--- START RECORDS FOR PROCESSING ---

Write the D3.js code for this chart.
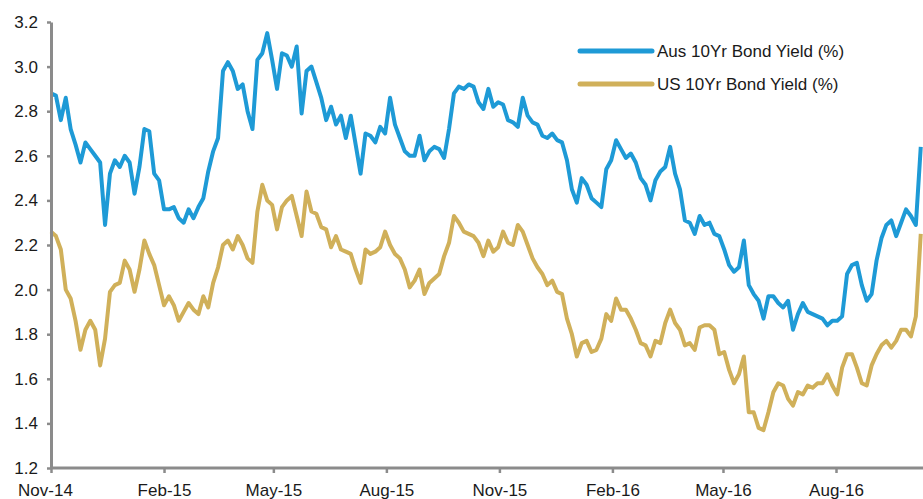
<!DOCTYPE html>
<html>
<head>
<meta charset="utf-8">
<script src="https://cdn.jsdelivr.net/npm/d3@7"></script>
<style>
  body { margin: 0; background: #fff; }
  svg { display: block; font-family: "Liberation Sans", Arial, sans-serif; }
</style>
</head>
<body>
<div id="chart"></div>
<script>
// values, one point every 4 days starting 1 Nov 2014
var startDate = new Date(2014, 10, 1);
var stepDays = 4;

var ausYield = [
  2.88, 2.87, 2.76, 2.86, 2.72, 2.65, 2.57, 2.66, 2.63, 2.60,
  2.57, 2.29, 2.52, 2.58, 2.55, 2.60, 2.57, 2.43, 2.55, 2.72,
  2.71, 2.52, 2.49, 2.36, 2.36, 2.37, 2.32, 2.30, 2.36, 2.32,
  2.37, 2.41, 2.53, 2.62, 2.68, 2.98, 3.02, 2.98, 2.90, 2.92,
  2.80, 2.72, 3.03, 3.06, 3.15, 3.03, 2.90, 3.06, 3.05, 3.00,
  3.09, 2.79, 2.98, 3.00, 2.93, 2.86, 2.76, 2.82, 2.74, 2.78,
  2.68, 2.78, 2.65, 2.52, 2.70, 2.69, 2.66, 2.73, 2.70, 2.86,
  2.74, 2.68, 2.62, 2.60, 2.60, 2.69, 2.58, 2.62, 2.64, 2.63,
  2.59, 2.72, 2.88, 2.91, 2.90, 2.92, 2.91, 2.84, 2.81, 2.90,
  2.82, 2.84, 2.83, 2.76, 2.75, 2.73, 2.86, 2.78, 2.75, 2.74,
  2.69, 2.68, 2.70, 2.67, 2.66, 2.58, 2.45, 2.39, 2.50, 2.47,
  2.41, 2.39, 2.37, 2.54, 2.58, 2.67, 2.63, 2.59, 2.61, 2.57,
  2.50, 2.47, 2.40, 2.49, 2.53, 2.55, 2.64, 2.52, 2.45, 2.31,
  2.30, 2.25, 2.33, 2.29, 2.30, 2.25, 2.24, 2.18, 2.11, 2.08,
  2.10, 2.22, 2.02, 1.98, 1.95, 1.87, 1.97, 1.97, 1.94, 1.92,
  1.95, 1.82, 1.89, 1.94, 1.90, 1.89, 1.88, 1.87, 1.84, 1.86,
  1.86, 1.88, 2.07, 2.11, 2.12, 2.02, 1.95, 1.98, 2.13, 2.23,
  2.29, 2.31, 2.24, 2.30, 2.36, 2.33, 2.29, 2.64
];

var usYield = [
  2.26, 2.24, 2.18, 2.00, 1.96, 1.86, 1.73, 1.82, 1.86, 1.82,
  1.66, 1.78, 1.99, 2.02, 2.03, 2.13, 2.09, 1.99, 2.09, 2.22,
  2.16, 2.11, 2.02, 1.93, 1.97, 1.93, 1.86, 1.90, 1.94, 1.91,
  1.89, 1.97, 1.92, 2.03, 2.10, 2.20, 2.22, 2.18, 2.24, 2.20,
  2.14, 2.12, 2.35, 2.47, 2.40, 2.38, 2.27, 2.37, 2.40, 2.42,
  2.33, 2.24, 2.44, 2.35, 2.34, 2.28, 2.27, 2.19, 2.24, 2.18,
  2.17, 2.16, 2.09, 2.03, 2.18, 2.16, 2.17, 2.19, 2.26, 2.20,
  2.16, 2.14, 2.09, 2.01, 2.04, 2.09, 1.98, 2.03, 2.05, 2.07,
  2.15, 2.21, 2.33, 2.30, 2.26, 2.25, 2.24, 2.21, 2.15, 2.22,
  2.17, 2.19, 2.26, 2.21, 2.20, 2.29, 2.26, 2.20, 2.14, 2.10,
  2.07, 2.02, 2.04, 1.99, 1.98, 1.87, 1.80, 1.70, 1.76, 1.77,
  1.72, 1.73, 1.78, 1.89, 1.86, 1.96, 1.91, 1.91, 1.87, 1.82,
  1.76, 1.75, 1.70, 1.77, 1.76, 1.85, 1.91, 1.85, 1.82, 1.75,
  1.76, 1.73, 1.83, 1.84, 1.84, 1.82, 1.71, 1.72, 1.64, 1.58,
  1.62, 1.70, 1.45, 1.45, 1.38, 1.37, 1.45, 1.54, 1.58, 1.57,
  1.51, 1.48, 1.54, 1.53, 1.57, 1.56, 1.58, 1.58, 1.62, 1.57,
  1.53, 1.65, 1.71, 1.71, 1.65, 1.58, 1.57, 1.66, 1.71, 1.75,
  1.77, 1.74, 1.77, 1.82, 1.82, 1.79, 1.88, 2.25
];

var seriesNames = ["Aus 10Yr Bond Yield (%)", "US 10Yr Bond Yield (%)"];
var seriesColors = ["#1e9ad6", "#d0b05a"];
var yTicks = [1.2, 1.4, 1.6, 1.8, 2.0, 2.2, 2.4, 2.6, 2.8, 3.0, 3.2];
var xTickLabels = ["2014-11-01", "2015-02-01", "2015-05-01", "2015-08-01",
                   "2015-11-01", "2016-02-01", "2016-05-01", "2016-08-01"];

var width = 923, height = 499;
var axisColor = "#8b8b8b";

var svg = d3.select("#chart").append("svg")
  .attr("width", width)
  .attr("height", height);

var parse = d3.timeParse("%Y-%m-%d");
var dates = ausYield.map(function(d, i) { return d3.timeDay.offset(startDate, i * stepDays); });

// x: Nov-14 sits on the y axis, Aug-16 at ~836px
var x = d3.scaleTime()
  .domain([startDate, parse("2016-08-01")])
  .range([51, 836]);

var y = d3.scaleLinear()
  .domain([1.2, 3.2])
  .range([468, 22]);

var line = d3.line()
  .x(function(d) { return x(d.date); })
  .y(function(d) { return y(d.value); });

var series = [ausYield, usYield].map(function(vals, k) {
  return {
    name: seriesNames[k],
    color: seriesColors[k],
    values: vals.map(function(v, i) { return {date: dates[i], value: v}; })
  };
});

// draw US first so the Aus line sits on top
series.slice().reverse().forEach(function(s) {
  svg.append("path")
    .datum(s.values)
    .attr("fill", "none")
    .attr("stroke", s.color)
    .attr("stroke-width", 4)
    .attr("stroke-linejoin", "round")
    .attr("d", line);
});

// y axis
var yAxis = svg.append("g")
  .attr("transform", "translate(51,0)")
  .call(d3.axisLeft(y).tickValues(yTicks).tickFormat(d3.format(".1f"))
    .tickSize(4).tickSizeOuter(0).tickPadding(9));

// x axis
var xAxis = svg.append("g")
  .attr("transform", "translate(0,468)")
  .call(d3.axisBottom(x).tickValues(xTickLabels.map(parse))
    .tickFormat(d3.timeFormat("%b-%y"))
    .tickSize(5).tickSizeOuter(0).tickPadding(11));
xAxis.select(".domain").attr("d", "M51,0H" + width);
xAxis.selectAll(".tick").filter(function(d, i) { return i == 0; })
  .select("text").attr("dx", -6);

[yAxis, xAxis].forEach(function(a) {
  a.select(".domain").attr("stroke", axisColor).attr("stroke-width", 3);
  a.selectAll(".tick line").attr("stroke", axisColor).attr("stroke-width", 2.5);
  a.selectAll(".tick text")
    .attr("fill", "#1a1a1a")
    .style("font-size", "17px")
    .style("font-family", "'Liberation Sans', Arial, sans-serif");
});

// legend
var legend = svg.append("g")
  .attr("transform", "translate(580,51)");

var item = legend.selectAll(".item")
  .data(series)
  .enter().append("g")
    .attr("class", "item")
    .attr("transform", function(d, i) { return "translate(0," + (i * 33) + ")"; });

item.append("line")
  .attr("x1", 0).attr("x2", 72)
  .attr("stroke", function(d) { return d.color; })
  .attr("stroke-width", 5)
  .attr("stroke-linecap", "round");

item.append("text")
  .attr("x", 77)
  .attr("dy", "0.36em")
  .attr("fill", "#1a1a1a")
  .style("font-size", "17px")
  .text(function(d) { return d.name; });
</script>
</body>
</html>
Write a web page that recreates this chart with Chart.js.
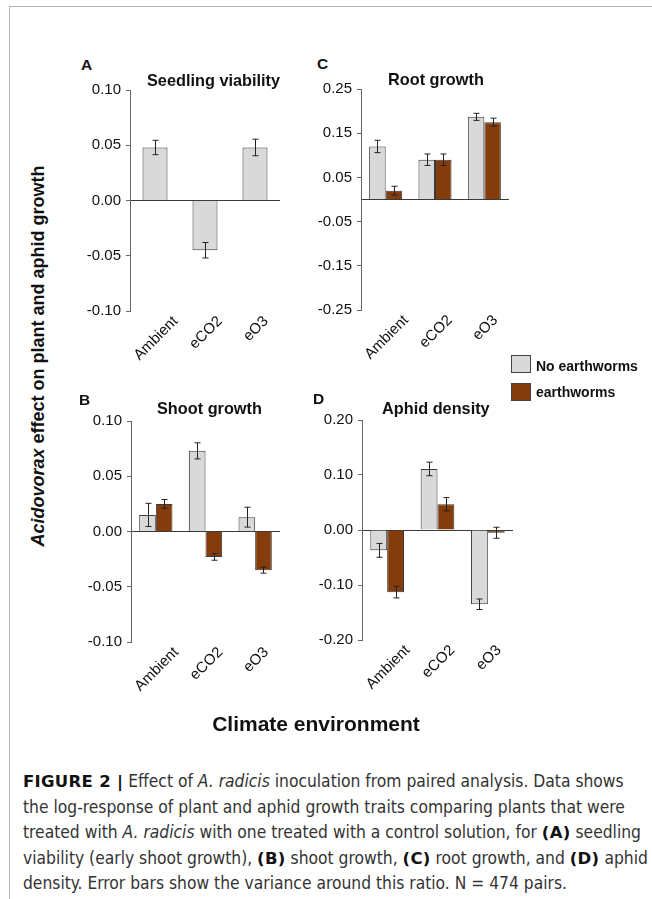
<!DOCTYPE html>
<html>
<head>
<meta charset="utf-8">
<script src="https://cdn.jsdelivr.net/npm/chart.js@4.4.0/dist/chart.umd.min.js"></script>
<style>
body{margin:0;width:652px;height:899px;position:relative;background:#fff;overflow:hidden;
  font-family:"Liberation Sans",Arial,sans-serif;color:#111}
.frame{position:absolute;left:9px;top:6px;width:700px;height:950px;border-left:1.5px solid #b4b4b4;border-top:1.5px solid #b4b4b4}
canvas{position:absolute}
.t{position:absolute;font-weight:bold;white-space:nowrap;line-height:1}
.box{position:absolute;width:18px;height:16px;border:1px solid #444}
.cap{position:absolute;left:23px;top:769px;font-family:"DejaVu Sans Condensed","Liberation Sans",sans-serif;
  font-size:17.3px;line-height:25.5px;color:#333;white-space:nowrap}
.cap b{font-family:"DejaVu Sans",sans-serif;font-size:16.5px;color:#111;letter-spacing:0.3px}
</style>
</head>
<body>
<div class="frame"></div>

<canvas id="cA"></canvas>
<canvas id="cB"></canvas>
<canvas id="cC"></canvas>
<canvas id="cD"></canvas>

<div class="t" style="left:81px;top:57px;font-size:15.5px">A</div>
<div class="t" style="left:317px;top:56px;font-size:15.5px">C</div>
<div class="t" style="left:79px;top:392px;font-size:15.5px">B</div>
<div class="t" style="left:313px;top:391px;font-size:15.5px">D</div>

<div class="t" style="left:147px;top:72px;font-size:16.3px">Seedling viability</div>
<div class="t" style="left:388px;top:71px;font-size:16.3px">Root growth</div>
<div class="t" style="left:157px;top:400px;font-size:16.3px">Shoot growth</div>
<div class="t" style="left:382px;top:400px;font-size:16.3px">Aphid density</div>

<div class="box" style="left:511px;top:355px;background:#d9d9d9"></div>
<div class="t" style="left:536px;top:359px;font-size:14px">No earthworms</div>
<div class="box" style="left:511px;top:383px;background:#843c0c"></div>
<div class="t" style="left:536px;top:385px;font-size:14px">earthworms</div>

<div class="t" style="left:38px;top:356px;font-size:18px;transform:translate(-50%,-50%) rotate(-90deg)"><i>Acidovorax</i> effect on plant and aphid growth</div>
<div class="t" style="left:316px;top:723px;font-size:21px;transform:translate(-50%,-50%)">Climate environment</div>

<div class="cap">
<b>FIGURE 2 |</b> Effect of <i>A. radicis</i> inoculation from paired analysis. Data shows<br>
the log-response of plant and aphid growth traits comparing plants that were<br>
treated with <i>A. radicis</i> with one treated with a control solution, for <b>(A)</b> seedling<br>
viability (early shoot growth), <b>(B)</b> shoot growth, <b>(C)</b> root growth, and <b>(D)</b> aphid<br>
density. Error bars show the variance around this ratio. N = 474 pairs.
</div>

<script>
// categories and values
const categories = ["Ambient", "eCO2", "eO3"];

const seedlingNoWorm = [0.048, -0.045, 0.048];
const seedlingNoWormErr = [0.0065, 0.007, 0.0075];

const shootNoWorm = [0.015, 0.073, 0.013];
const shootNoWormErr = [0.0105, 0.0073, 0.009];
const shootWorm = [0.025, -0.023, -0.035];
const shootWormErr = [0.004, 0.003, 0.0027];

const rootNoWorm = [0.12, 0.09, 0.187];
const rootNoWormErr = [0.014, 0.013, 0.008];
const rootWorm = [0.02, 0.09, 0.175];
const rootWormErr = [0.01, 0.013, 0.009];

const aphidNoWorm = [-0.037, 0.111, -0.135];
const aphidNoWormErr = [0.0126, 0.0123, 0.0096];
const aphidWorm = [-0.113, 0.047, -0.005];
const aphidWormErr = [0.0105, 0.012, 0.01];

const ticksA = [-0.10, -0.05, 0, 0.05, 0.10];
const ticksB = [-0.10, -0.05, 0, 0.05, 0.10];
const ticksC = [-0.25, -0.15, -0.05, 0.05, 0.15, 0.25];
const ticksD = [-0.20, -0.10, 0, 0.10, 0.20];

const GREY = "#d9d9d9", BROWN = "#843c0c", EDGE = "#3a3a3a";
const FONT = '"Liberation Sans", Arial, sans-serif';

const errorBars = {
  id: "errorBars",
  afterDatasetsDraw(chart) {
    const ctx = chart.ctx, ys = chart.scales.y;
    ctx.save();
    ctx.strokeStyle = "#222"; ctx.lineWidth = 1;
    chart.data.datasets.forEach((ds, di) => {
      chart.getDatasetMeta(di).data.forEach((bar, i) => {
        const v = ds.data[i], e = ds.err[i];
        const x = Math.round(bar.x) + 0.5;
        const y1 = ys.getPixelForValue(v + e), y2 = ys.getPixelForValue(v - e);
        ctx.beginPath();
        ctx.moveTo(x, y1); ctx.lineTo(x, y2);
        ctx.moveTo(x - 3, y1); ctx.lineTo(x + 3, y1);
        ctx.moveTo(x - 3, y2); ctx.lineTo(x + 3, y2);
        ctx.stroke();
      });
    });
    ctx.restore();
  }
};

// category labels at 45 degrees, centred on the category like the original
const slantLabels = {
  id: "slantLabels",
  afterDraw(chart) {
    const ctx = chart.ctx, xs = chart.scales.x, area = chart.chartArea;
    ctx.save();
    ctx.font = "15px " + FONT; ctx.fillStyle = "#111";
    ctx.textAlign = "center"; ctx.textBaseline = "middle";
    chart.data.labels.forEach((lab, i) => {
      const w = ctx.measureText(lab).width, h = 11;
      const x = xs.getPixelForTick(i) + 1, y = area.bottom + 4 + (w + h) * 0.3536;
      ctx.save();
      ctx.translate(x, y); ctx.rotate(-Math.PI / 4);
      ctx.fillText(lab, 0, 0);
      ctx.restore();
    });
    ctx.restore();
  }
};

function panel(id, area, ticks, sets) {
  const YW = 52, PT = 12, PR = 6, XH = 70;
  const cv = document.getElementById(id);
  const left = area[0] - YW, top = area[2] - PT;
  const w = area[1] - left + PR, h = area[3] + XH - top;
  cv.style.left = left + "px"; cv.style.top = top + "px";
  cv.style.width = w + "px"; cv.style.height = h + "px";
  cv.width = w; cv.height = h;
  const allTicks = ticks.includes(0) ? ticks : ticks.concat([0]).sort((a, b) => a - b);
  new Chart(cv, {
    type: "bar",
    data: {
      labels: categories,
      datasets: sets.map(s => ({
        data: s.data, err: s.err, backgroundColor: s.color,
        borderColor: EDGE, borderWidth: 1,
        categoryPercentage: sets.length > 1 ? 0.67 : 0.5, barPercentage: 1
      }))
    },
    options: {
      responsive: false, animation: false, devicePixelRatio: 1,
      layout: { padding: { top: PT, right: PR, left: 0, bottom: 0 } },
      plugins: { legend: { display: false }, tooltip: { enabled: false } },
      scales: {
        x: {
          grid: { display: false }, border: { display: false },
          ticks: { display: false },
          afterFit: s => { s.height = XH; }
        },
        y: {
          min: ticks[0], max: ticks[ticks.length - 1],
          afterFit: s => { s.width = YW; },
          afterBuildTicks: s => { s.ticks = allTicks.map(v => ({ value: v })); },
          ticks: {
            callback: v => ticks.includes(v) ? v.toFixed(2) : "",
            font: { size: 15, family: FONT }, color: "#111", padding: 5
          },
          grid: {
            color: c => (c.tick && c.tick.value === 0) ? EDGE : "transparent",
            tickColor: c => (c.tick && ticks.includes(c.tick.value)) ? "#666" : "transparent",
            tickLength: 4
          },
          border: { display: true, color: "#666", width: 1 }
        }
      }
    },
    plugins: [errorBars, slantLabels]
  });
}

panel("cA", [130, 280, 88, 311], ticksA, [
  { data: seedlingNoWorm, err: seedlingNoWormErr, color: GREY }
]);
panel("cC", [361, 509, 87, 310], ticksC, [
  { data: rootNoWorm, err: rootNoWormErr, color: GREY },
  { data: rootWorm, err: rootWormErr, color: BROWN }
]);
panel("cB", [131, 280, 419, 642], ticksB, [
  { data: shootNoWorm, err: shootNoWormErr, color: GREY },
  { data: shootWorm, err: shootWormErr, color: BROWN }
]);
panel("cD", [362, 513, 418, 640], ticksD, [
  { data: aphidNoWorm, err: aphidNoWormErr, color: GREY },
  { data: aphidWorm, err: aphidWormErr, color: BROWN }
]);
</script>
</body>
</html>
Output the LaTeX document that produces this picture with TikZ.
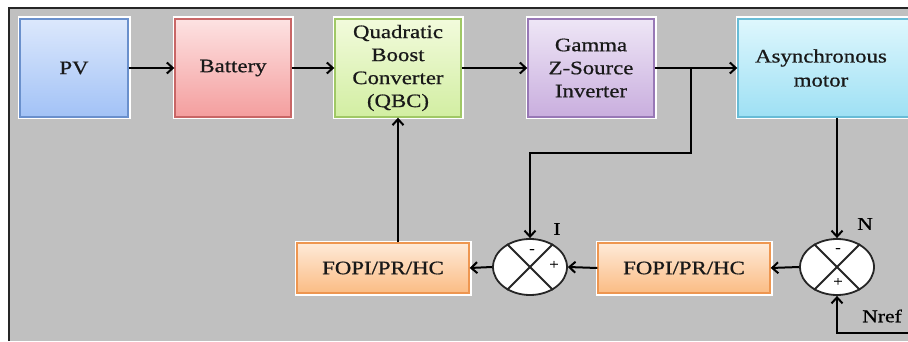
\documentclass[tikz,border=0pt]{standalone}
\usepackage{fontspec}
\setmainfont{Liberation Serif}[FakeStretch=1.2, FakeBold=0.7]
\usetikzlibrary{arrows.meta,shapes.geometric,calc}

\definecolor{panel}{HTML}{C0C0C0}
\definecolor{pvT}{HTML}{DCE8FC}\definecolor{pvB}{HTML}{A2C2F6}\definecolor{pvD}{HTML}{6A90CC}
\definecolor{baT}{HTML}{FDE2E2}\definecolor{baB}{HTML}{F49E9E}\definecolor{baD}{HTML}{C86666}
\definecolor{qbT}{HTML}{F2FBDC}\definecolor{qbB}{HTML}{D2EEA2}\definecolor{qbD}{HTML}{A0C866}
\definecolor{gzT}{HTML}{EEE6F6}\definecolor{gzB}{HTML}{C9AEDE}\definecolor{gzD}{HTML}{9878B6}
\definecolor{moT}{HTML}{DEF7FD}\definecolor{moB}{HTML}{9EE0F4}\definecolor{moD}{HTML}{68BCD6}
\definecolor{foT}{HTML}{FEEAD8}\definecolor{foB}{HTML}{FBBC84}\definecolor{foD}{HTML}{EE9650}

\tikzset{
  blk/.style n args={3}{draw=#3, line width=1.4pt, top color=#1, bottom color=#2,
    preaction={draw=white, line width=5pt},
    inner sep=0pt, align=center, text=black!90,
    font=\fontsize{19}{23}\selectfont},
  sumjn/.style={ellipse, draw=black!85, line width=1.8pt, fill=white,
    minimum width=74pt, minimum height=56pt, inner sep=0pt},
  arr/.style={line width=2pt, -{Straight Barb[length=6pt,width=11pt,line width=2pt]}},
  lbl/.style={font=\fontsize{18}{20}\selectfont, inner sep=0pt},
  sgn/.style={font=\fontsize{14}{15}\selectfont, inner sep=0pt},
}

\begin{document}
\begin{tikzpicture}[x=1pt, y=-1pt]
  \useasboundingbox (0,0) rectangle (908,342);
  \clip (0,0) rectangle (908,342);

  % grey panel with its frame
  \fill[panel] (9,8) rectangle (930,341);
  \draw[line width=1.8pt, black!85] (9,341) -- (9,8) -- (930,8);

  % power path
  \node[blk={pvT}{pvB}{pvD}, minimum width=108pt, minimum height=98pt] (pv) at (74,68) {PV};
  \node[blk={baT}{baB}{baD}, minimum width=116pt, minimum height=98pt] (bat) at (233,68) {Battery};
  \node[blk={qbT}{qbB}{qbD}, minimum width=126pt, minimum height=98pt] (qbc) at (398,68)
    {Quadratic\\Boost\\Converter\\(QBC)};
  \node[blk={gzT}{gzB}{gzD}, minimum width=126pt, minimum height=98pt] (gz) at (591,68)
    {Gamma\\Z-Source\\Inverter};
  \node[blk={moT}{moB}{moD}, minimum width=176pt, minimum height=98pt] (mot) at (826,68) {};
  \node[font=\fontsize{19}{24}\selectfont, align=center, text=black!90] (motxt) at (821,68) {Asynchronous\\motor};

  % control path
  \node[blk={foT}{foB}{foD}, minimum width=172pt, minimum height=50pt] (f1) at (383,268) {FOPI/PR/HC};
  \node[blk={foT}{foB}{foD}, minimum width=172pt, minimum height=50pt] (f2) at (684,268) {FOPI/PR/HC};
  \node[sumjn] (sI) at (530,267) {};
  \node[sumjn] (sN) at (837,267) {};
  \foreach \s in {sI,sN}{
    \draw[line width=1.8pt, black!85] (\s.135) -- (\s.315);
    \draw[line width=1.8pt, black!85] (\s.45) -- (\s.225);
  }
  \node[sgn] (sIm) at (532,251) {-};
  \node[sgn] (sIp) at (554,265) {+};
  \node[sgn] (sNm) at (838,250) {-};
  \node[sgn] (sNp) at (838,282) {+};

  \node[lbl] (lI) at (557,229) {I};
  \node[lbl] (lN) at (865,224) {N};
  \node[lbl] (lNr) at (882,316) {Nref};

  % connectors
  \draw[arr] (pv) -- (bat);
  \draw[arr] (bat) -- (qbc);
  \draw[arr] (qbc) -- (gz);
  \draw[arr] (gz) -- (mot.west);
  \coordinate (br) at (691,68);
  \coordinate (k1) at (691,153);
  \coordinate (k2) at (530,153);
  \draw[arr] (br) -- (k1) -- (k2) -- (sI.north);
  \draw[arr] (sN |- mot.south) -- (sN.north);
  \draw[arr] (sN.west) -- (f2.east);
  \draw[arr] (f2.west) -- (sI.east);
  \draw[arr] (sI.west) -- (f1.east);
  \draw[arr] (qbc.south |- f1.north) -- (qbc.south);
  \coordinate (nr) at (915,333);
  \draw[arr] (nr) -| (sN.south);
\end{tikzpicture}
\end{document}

--- END RECORDS FOR PROCESSING ---

▸ SHORT PROBLEM:
Set down the records above word for word, from the first line through the line containing "var stepDays = 4;", both included; leave out the pictures.

▸ RESULT BELOW:
Write the D3.js code for this chart.
<!DOCTYPE html>
<html>
<head>
<meta charset="utf-8">
<script src="https://cdn.jsdelivr.net/npm/d3@7"></script>
<style>
  body { margin: 0; background: #fff; }
  svg { display: block; font-family: "Liberation Sans", Arial, sans-serif; }
</style>
</head>
<body>
<div id="chart"></div>
<script>
// values, one point every 4 days starting 1 Nov 2014
var startDate = new Date(2014, 10, 1);
var stepDays = 4;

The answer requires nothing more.